Le parole chiave della neolingua gialloverde, da Twitter al governo
Basta poco per intendersi fra compari sovranisti e felpa-stellati: ecco il lessico comune a Lega e Movimento 5 stelle
Roma. C’è tutto un lessico che risveglia immediati riflessi pavloviani, basta poco per intendersi fra compari sovranisti e felpa-stellati, come si fa con certe strette di mano massoniche quando ci si deve riconoscere (ai massofobici del governo Conte verrà un colpo apoplettico per l’accostamento). Quelli che finora twittavano minchiate ossessive e complottiste adesso sono al governo del paese, sicché capiterà di sentirle in tv sempre più di frequente queste paroline a uso dei Borghi. “Rosicare” viene usato indistintamente dai troll come dai parlamentari del M5s e della Lega (in certi casi la differenza nemmeno si nota) per definire qualsiasi critica o ironia, anche velata, alle magnifiche sorti e progressive promesse dall’Avvocato del Popolo e da suoi twittatori seriali.
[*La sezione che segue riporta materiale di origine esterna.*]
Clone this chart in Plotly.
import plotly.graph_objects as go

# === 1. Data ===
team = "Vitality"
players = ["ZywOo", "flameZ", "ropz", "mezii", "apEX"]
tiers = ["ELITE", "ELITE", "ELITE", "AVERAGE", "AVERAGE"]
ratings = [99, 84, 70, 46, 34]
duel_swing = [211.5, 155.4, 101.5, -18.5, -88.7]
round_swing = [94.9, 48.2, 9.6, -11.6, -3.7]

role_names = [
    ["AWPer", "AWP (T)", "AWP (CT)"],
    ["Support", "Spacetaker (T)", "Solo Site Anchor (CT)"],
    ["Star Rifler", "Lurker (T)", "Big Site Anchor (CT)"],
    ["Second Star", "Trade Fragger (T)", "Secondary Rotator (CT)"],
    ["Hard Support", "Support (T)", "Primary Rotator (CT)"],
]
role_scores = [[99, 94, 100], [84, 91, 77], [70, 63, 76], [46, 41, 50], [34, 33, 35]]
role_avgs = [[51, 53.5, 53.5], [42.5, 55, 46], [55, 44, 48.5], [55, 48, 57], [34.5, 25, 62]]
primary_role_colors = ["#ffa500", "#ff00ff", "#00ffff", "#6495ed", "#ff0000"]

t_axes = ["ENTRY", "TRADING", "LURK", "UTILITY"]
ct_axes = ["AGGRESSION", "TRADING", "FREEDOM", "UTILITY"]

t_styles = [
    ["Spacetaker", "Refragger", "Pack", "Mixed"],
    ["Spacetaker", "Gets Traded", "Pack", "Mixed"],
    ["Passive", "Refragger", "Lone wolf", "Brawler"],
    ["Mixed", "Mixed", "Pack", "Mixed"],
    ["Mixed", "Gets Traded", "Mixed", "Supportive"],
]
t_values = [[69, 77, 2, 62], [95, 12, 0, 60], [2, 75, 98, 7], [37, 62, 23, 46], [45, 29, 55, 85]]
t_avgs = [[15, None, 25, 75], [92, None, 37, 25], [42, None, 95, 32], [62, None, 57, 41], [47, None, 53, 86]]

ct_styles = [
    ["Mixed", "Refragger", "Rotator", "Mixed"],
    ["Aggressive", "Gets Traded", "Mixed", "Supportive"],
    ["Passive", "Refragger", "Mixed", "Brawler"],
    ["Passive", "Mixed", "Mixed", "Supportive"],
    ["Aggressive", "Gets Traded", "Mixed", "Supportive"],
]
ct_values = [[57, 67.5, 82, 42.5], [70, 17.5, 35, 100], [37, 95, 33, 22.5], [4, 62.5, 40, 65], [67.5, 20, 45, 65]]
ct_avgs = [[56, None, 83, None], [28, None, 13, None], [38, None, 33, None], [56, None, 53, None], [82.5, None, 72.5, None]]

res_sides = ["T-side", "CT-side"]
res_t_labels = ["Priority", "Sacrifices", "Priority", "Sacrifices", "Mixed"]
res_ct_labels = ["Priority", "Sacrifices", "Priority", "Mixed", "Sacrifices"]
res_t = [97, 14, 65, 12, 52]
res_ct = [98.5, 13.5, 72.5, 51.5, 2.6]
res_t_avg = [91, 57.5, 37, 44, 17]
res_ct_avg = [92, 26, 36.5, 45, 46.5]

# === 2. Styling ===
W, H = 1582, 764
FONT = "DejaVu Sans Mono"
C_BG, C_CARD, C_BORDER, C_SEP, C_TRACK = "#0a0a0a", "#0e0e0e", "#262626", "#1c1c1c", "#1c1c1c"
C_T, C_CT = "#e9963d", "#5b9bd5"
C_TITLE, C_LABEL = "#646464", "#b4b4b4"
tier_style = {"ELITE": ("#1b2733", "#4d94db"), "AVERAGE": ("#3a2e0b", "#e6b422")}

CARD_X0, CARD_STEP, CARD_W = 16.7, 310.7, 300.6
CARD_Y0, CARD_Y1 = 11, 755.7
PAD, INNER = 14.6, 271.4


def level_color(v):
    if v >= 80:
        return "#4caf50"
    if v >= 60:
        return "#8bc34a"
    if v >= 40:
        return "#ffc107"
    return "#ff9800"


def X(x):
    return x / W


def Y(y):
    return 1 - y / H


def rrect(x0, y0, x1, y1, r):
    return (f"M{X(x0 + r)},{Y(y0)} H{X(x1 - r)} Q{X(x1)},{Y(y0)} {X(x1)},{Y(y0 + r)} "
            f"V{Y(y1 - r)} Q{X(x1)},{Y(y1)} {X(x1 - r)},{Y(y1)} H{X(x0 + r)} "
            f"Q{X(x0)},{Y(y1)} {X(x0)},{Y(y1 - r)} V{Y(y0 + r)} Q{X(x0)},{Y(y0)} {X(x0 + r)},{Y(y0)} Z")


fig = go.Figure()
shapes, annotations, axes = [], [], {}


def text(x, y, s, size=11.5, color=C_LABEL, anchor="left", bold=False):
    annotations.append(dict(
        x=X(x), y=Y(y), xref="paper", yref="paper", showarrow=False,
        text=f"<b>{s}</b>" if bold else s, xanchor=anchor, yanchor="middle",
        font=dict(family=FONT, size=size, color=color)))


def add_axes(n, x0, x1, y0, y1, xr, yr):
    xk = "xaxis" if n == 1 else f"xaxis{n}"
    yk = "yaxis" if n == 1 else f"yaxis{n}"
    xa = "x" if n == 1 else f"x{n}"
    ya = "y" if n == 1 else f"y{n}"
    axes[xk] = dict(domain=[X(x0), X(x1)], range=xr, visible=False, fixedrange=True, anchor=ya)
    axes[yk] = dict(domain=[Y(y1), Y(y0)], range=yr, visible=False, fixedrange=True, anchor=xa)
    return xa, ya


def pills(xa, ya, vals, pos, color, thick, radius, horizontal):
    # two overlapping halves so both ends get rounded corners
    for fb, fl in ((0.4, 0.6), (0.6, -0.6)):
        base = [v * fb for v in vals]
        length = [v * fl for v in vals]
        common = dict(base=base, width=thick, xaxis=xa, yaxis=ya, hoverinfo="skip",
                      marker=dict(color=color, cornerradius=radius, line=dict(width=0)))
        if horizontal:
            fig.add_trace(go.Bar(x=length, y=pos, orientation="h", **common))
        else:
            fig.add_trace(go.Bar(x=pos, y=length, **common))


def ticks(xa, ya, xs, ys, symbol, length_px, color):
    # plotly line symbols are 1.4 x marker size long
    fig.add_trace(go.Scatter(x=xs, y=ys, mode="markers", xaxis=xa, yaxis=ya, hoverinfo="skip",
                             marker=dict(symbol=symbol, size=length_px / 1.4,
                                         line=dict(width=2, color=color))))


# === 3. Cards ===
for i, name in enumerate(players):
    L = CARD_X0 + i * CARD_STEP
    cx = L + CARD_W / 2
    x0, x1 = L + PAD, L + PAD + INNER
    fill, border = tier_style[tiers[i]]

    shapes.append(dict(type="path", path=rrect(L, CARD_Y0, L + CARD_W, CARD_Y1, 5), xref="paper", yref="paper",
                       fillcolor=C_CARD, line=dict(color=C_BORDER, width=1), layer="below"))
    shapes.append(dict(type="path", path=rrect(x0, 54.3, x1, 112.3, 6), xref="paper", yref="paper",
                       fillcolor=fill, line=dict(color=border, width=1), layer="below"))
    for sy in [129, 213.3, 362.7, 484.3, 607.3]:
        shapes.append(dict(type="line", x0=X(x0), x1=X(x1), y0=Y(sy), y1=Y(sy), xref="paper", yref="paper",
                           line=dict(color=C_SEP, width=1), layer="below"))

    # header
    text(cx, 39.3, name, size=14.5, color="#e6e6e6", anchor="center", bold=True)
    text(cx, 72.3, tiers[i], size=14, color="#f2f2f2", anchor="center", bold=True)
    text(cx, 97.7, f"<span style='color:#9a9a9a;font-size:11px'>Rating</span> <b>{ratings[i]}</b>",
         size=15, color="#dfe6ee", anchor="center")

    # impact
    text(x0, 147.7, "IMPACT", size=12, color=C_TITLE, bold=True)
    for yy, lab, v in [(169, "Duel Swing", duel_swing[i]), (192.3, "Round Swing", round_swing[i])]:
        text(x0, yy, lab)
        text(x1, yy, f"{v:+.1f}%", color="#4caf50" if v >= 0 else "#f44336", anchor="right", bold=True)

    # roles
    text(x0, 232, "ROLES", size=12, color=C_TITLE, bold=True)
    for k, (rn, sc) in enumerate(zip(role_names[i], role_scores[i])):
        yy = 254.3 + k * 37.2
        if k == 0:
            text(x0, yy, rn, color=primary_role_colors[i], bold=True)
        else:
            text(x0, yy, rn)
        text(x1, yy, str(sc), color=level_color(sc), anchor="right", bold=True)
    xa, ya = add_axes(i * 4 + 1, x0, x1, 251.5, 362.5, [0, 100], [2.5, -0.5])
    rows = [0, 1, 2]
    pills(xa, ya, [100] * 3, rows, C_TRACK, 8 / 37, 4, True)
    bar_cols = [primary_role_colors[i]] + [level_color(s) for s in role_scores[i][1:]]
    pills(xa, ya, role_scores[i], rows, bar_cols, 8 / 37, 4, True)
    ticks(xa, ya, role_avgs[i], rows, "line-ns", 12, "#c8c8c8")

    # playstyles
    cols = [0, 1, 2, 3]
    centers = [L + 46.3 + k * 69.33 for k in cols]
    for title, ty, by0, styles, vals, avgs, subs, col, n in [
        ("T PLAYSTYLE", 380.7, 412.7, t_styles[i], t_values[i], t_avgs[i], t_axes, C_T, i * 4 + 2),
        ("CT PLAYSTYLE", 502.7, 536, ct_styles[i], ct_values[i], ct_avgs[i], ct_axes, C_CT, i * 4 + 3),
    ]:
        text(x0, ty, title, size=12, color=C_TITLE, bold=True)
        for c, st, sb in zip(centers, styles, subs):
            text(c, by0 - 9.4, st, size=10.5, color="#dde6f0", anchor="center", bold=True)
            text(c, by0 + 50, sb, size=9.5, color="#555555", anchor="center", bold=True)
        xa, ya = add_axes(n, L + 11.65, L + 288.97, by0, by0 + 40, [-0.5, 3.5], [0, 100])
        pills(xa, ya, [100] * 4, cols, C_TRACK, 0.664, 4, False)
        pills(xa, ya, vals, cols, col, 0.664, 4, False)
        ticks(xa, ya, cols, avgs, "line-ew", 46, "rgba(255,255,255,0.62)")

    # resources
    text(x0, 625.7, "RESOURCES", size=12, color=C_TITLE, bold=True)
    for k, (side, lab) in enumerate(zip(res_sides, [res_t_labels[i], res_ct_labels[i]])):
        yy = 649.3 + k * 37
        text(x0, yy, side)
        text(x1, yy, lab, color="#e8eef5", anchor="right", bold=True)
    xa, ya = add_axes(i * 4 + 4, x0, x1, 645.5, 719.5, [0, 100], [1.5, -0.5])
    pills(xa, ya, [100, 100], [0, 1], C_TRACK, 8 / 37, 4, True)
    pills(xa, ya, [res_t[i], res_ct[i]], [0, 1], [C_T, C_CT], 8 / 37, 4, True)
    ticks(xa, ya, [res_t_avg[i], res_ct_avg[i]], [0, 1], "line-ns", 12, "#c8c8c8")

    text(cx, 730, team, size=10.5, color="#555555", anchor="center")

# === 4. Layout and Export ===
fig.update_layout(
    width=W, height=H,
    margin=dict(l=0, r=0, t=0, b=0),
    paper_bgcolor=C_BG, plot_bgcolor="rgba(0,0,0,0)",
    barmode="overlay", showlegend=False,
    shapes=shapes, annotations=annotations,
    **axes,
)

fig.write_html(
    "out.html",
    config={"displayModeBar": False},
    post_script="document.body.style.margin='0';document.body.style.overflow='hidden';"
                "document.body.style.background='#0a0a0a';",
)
Se alzi un sopracciglio sul decreto Di Maio, sul taglio dei vitalizi o sulla nomina di Marcello Foa a presidente della Rai, sei inevitabilmente uno che “rosica”, che è geloso o invidioso, che tu sia avversario politico certificato o giornalista poco cambia. Il “governo del cambiamento” non sembra molto diverso dall’odiato nemico che dava del “gufo” o del “rosicone” ai “professoroni” o ai “professionisti della tartina”. E se dell’uso del termine “sorosiano” abbiamo già detto su queste colonne – basta evocarlo per scatenare i famelici appetiti antisemiti dei commentatori da tastiera – non è che le parole chiave siano finite qui, anzi.
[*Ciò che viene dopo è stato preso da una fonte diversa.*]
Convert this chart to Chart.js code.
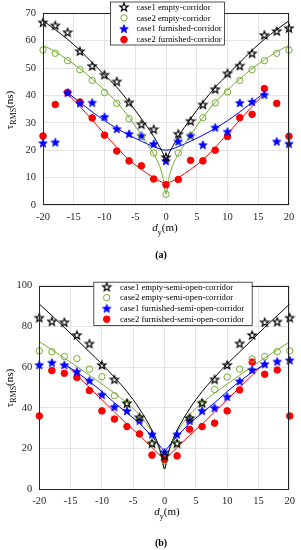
<!DOCTYPE html>
<html>
<head>
<meta charset="utf-8">
<script src="https://cdn.jsdelivr.net/npm/chart.js@4.4.1/dist/chart.umd.min.js"></script>
<style>
  html, body { margin: 0; padding: 0; background: #fff; }
  #wrap { position: relative; width: 301px; height: 550px; }
  canvas { position: absolute; left: 0; }
  #chartA { top: 0; }
  #chartB { top: 270px; }
</style>
</head>
<body>
<div id="wrap">
  <canvas id="chartA" width="301" height="270"></canvas>
  <canvas id="chartB" width="301" height="280"></canvas>
</div>
<script>
// measurement positions (m)
const dy = [-20, -18, -16, -14, -12, -10, -8, -6, -4, -2, 0, 2, 4, 6, 8, 10, 12, 14, 16, 18, 20];
const fitWide  = [-20, -18, -16, -14, -12, -10, -8, -6, -4, -2, -1, -0.5, 0, 0.5, 1, 2, 4, 6, 8, 10, 12, 14, 16, 18, 20];
const fitShort = [-16, -14, -12, -10, -8, -6, -4, -2, 0, 2, 4, 6, 8, 10, 12, 14, 16];

const xTicks  = [-20, -15, -10, -5, 0, 5, 10, 15, 20];
const yTicksA = [0, 10, 20, 30, 40, 50, 60, 70];
const yTicksB = [0, 20, 40, 60, 80, 100];

const labelsA = ['case1 empty-corridor', 'case2 empty-corridor', 'case1 furnished-corridor', 'case2 furnished-corridor'];
const labelsB = ['case1 empty-semi-open-corridor', 'case2 empty-semi-open-corridor', 'case1 furnished-semi-open-corridor', 'case2 furnished-semi-open-corridor'];

// (a) corridor, measured tau_RMS (ns)
const aEmpty1 = [66.7, 65.6, 63.1, 56.2, 50.8, 47.6, 45.1, 37.5, 29.5, 27.7, 17.5, 26.0, 30.7, 36.7, 42.3, 48.1, 50.9, 55.4, 62.1, 63.5, 64.6];
const aEmpty2 = [56.6, 55.4, 52.7, 49.4, 45.5, 41.1, 37.1, 31.5, 25.1, 19.0, 3.9, 19.0, 25.3, 31.9, 37.3, 41.3, 45.5, 49.4, 52.7, 55.4, 56.6];
const aFurn1  = [22.6, 22.9, 41.0, 37.2, 37.4, 32.2, 27.8, 26.0, 25.3, 22.3, 16.1, 23.2, 25.3, 22.0, 28.3, 26.8, 37.3, 37.7, 40.3, 23.2, 22.4];
const aFurn2  = [25.2, 36.7, 41.1, 37.6, 31.8, 25.5, 19.7, 16.1, 14.3, 9.5, 7.4, 9.3, 16.3, 16.1, 20.0, 25.0, 31.9, 33.1, 42.5, 37.1, 25.1];
// (a) fitted curves
const aFitEmpty1 = [67.3, 64, 60.5, 56.5, 52, 47.5, 43, 37.5, 31.5, 25, 21, 19, 16.5, 19, 21, 25, 31.5, 37.5, 43, 47.5, 52, 56.5, 60.5, 64, 67.3];
const aFitEmpty2 = [58.3, 56, 53, 49.8, 46, 42, 37.5, 32, 25.5, 18.5, 14, 10, 4, 10, 14, 18.5, 25.5, 32, 37.5, 42, 46, 49.8, 53, 56, 58.3];
const aFitFurn1  = [41, 37.5, 34, 30.8, 28, 25.5, 23.3, 21.3, 20, 21.3, 23.3, 25.5, 28, 30.8, 34, 37.5, 41];
const aFitFurn2  = [40.5, 36, 31, 26, 21, 16.5, 13, 10, 8, 10, 13, 16.5, 21, 26, 31, 36, 40.5];

// (b) semi-open corridor, measured tau_RMS (ns)
const bEmpty1 = [84.3, 82.5, 82.1, 75.8, 71.6, 61.1, 54.0, 42.3, 35.4, 22.6, 16.5, 22.6, 35.0, 42.5, 54.0, 61.1, 71.7, 75.8, 82.1, 82.4, 84.3];
const bEmpty2 = [68.0, 67.6, 65.2, 64.2, 59.0, 55.3, 46.0, 42.5, 35.0, 22.6, 14.0, 22.6, 35.0, 42.5, 49.0, 55.2, 59.0, 64.0, 65.2, 67.6, 68.0];
const bFurn1  = [61.1, 62.2, 61.1, 57.8, 53.4, 46.5, 40.5, 38.5, 33.7, 27.0, 18.2, 27.0, 33.7, 38.6, 40.0, 45.5, 53.1, 58.6, 61.5, 62.8, 63.4];
const bFurn2  = [36.0, 58.3, 57.0, 54.9, 48.5, 38.5, 34.5, 30.8, 27.2, 16.8, 14.7, 16.4, 29.5, 30.8, 32.5, 38.5, 48.8, 62.5, 56.5, 58.6, 36.0];
// (b) fitted curves
const bFitEmpty1 = [91, 85.3, 79.5, 73.5, 67.5, 61.5, 55, 48, 39.5, 29, 22, 17, 10, 17, 22, 29, 39.5, 48, 55, 61.5, 67.5, 73.5, 79.5, 85.3, 91];
const bFitEmpty2 = [72.5, 68.5, 64.5, 60.3, 56, 51.7, 47.2, 42.5, 36.5, 28, 21, 16, 10, 16, 21, 28, 36.5, 42.5, 47.2, 51.7, 56, 60.3, 64.5, 68.5, 72.5];
const bFitFurn1  = [61.5, 57.5, 53, 48, 42.5, 37.5, 32.5, 26, 18.5, 26, 32.5, 37.5, 42.5, 48, 53, 57.5, 61.5];
const bFitFurn2  = [62, 56, 50, 44, 38, 32, 26.5, 20.5, 14.5, 20.5, 26.5, 32, 38, 44, 50, 56, 62];

const GREEN = '#77ac30';
const FONT = 'Liberation Serif';
const gridColor = '#e4e4e4';
const axisColor = '#262626';

function pts(xs, ys) {
    return xs.map((x, i) => ({ x: x, y: ys[i] }));
}

// pentagram marker as a small canvas
function starImg(color, filled, R) {
    const s = 12;
    const c = document.createElement('canvas');
    c.width = s; c.height = s;
    const g = c.getContext('2d');
    const cx = s / 2, cy = s / 2 + 0.4, r = R * 0.42;
    g.beginPath();
    for (let i = 0; i < 10; i++) {
        const a = -Math.PI / 2 + i * Math.PI / 5;
        const rr = i % 2 ? r : R;
        g.lineTo(cx + rr * Math.cos(a), cy + rr * Math.sin(a));
    }
    g.closePath();
    if (filled) { g.fillStyle = color; g.fill(); }
    g.strokeStyle = color;
    g.lineWidth = filled ? 0.8 : 1.2;
    g.stroke();
    return c;
}
const starBlack = starImg('#000', false, 4.3);
const starBlue  = starImg('#0000ff', true, 4.5);

const markerStyles = [
    { pointStyle: starBlack, pointRadius: 6, pointBorderColor: '#000', pointBackgroundColor: '#000', pointBorderWidth: 1 },
    { pointStyle: 'circle', pointRadius: 3.2, pointBorderColor: GREEN, pointBackgroundColor: 'rgba(0,0,0,0)', pointBorderWidth: 1 },
    { pointStyle: starBlue, pointRadius: 6, pointBorderColor: '#0000ff', pointBackgroundColor: '#0000ff', pointBorderWidth: 1 },
    { pointStyle: 'circle', pointRadius: 3.3, pointBorderColor: '#ff0000', pointBackgroundColor: '#ff0000', pointBorderWidth: 1 }
];
const lineColors = ['#000', GREEN, '#0000ff', '#ff0000'];

function drawParts(ctx, parts, x, y) {
    let w = 0;
    parts.forEach(p => { ctx.font = p.font; w += ctx.measureText(p.t).width; });
    let cx = x - w / 2;
    parts.forEach(p => {
        ctx.font = p.font;
        ctx.fillText(p.t, cx, y + (p.dy || 0));
        cx += ctx.measureText(p.t).width;
    });
}

const decor = {
    id: 'decor',
    afterDraw(chart, args, o) {
        const ctx = chart.ctx;
        const a = chart.chartArea;
        ctx.save();
        // axes box
        ctx.strokeStyle = axisColor;
        ctx.lineWidth = 1;
        ctx.strokeRect(Math.round(a.left) + 0.5, Math.round(a.top) + 0.5,
            Math.round(a.right - a.left) - 1, Math.round(a.bottom - a.top) - 1);

        // legend box
        const L = o.legend;
        ctx.fillStyle = '#fff';
        ctx.fillRect(L.x, L.y, L.w, L.h);
        ctx.strokeStyle = axisColor;
        ctx.lineWidth = 0.8;
        ctx.strokeRect(L.x + 0.5, L.y + 0.5, L.w, L.h);
        ctx.textBaseline = 'middle';
        ctx.textAlign = 'left';
        o.labels.forEach((t, i) => {
            const y = L.row0 + i * L.step;
            const m = markerStyles[i];
            if (m.pointStyle === 'circle') {
                ctx.beginPath();
                ctx.arc(L.mx, y, m.pointRadius, 0, Math.PI * 2);
                if (i === 3) { ctx.fillStyle = m.pointBackgroundColor; ctx.fill(); }
                ctx.strokeStyle = m.pointBorderColor;
                ctx.lineWidth = 1;
                ctx.stroke();
            } else {
                ctx.drawImage(m.pointStyle, L.mx - 6, y - 6);
            }
            ctx.fillStyle = '#000';
            ctx.font = '8.7px ' + FONT;
            ctx.fillText(t, L.tx, y + 0.5);
        });

        // axis titles
        ctx.fillStyle = '#000';
        ctx.textBaseline = 'alphabetic';
        drawParts(ctx, [
            { t: 'd', font: 'italic 11px ' + FONT },
            { t: 'y', font: '8px ' + FONT, dy: 4 },
            { t: '(m)', font: '11px ' + FONT }
        ], o.xTitle.x, o.xTitle.y);

        ctx.save();
        ctx.translate(o.yTitle.x, o.yTitle.y);
        ctx.rotate(-Math.PI / 2);
        drawParts(ctx, [
            { t: '\u03c4', font: '11px ' + FONT },
            { t: 'RMS', font: '8px ' + FONT, dy: 3 },
            { t: '(ns)', font: '11px ' + FONT }
        ], 0, 0);
        ctx.restore();

        // caption
        ctx.textAlign = 'center';
        ctx.font = 'bold 10px ' + FONT;
        ctx.fillText(o.caption.t, o.caption.x, o.caption.y);
        ctx.restore();
    }
};

function makeChart(id, c) {
    const ctx = document.getElementById(id).getContext('2d');
    const series = [c.empty1, c.empty2, c.furn1, c.furn2];
    const fits = [c.fitEmpty1, c.fitEmpty2, c.fitFurn1, c.fitFurn2];
    const fitXs = [fitWide, fitWide, fitShort, fitShort];

    const datasets = [];
    series.forEach((s, i) => {
        datasets.push(Object.assign({
            label: c.labels[i],
            data: pts(dy, s),
            showLine: false,
            clip: false,
            order: 0
        }, markerStyles[i]));
    });
    fits.forEach((f, i) => {
        datasets.push({
            data: pts(fitXs[i], f),
            borderColor: lineColors[i],
            borderWidth: 1,
            pointRadius: 0,
            fill: false,
            cubicInterpolationMode: c.straight && i >= 2 ? 'default' : 'monotone',
            tension: 0,
            order: 1
        });
    });

    return new Chart(ctx, {
        type: 'line',
        data: { datasets: datasets },
        options: {
            responsive: false,
            animation: false,
            devicePixelRatio: 1,
            layout: { padding: { top: c.top, right: c.right, left: 0, bottom: 0 } },
            plugins: {
                legend: { display: false },
                tooltip: { enabled: false },
                decor: c.decor
            },
            scales: {
                x: {
                    type: 'linear',
                    min: -20, max: 20,
                    afterBuildTicks: s => { s.ticks = xTicks.map(v => ({ value: v })); },
                    afterFit: s => { s.height = c.bottomH; },
                    grid: { color: gridColor, drawTicks: false },
                    border: { display: false },
                    ticks: {
                        padding: 6, autoSkip: false, maxRotation: 0,
                        color: axisColor,
                        font: { family: FONT, size: 10.5 }
                    }
                },
                y: {
                    min: 0, max: c.yMax,
                    afterBuildTicks: s => { s.ticks = c.yTicks.map(v => ({ value: v })); },
                    afterFit: s => { s.width = c.leftW; },
                    grid: { color: gridColor, drawTicks: false },
                    border: { display: false },
                    ticks: {
                        padding: 7,
                        color: axisColor,
                        font: { family: FONT, size: 10.5 }
                    }
                }
            }
        },
        plugins: [decor]
    });
}

makeChart('chartA', {
    labels: labelsA,
    empty1: aEmpty1, empty2: aEmpty2, furn1: aFurn1, furn2: aFurn2,
    fitEmpty1: aFitEmpty1, fitEmpty2: aFitEmpty2, fitFurn1: aFitFurn1, fitFurn2: aFitFurn2,
    yMax: 70, yTicks: yTicksA,
    top: 9, right: 12, leftW: 43, bottomH: 65,
    decor: {
        labels: labelsA,
        legend: { x: 110, y: 1.5, w: 114, h: 43, row0: 6.9, step: 10.9, mx: 124, tx: 136.5 },
        xTitle: { x: 165, y: 231 },
        yTitle: { x: 13, y: 110 },
        caption: { t: '(a)', x: 161, y: 258 }
    }
});

makeChart('chartB', {
    labels: labelsB,
    empty1: bEmpty1, empty2: bEmpty2, furn1: bFurn1, furn2: bFurn2,
    fitEmpty1: bFitEmpty1, fitEmpty2: bFitEmpty2, fitFurn1: bFitFurn1, fitFurn2: bFitFurn2,
    straight: true,
    yMax: 100, yTicks: yTicksB,
    top: 15.7, right: 7.7, leftW: 39.3, bottomH: 60.7,
    decor: {
        labels: labelsB,
        legend: { x: 93.3, y: 11.7, w: 158.4, h: 43.3, row0: 16.8, step: 10.8, mx: 106.7, tx: 120 },
        xTitle: { x: 167, y: 245 },
        yTitle: { x: 13, y: 118 },
        caption: { t: '(b)', x: 161, y: 276 }
    }
});
</script>
</body>
</html>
Quando leggete o sentite “eurocrazia imperante” inevitabilmente è Claudio Borghi a parlare, mentre rassicura i suoi follower che gli chiedono conto di certi atteggiamenti troppo cauti dell’esecutivo, dove c’è il ministro dell’Economia Giovanni Tria a immolarsi contro i desideri no-euro. Quando invece spunta la parola “euroinomani”, son sfumature!, siamo già in zona Alberto Bagnai. La lotta al “capitalismo finanziario” poi è materia per Alessandro Di Battista, se col “turbo” per Diego Fusaro. Tutti, e questa è la parola d’ordine suprema , quella che contiene le altre (una parola per domarli, una parola per trovarli, una parola per ghermirli e nel buio incatenarli), tutti insomma si dicono “sovranisti”, e aggiungono: il sovranismo non è certo una colpa. Lo garantisce pure Giorgia Meloni, sorella d’Italia. E infatti non lo è, ma c’è da dire che sovranismo è come il “puffare” dei puffi, vuol dire tutto e niente e i populisti, altra parola chiave, orgogliosamente la usano per nascondere altro. Si dicono sovranisti perché dirsi nazionalisti fa brutto, rievoca spettri novecenteschi ed è meglio non agitare troppo il popolo che vive fuori dalle ossessioni dell’infosfera, dove invece sembra che sia perennemente in corso un complotto mondiale, dell’eurocrazia o della Trilateral. Siamo sempre lì, insomma, al piani Kalergi e ai Protocolli dei Savi di Sion. Ma c’è una ragione, c’è un perché i sovranisti si nascondano dietro il vittimismo e l’accusa di antidemocrazia a chi non è d’accordo con lo stile della casa. Lo si capisce appunto dal linguaggio, perché, diceva Wittgenstein, “i limiti del mio linguaggio sono i limiti del mio mondo”. E in questo caso i limiti del mondo felpa-stellato si rivelano attraversi precisi tic linguistici. Come scrive Ivan Krastev in “After Europe”, un libro che andrebbe tradotto anche in Italia, “la caratteristica principale del populismo è l’ostilità non all’elitismo ma al pluralismo”. E infatti i sovranisti alle vongole usano “élite” ed “elitario” come un insulto, ma è in realtà la società aperta il loro avversario. A ciascuno insomma il suo nemico. Un tempo nel Pd si davano di “blairiano” in luogo di traditore del popolo al soldo delle multinazionali.